I’ve spent my whole life enjoying the smell of jam making in summer & autumn and then the taste of home-made jam through the rest of the year. However, until recently I’d been wary of making it as it seemed so complicated.

That’s not really the case, but you’ll need about 2 hours of clear time with no distractions to tackle this. It’s relatively simple really, you just have to keep an eye on it.

• De-stalk the strawberries and chop up.
• Put a saucer in the fridge to chill (1).
• Place the fruit and lemon juice in a large, heavy-based saucepan and simmer until lots of juice has formed and the fruit is softened.
• Remove from heat and stir in the sugar until fully dissolved.
• Return to a very gentle heat (2), gradually bringing to a rolling boil (5-10mins).
• Whilst boiling gently skim any scum from the top of the liquid.
• Taking note of the scum line on the edge of the pan, once you see a noticeable reduction in volume, begin testing whether the jam has reached setting point (1).
• When ready, transfer to sterilised jars, cover with a wax disc or greaseproof paper and leave to cool (3).

Notes:
(1) You use the cold plate to determine whether the jam has reached its setting point.
Place a little of the syrup on your cold saucer and return to the fridge for a minute.
Run your finger through the liquid, when you see a slightly creased skin the jam is ready to be jarred.

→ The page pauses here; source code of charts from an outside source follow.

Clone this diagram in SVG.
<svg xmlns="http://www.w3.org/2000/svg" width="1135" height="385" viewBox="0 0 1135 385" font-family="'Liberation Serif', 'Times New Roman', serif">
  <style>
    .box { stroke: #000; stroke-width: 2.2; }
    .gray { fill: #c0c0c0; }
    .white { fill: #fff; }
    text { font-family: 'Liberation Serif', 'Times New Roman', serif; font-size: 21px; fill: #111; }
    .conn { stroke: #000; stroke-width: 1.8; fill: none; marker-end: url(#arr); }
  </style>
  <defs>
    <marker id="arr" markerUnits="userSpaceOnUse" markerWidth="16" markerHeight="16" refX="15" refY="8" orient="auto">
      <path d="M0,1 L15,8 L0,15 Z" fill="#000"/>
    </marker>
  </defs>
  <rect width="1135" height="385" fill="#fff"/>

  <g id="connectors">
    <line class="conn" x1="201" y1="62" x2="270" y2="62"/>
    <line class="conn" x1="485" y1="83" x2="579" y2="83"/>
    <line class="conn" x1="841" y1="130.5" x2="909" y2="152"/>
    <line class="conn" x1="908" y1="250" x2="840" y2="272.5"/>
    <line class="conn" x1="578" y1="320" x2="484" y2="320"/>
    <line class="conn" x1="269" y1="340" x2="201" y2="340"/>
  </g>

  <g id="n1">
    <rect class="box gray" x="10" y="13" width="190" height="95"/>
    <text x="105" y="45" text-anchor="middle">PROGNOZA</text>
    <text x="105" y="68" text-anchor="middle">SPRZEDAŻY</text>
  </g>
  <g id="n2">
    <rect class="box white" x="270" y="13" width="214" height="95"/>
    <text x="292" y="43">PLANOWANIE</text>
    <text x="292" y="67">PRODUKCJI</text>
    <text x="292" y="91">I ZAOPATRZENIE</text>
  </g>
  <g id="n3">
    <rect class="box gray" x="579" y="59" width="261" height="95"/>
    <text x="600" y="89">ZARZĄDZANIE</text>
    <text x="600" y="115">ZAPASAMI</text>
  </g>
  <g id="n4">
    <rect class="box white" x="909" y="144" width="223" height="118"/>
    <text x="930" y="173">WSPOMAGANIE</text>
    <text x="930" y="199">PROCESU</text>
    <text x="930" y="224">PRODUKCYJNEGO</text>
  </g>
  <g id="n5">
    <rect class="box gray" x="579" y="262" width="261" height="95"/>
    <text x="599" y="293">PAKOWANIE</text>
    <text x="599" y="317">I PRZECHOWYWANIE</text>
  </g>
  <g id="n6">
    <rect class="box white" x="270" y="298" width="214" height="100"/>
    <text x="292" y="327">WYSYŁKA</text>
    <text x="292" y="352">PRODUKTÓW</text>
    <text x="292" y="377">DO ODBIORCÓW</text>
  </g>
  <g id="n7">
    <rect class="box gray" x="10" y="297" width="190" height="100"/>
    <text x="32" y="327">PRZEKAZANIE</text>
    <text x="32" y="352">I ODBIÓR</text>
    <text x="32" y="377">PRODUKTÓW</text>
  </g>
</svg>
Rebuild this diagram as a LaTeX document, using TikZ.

(2) Don’t rush this part of the process, If you boil it too quickly you’ll end up with jars of toffee.

(3) To sterilise jars wash with soapy water and then dry in a medium heat oven, or run through the dishwasher.
To avoid the jars cracking when the boiling hot jam is poured in, keep them warm in the oven beforehand.

1 comments...:

mumsie said...

So lovely to see you enjoying the thrill of making your own jam/jelly..... don't forget part of the pleasure is picking the fruit. especially the free hedgerow varities.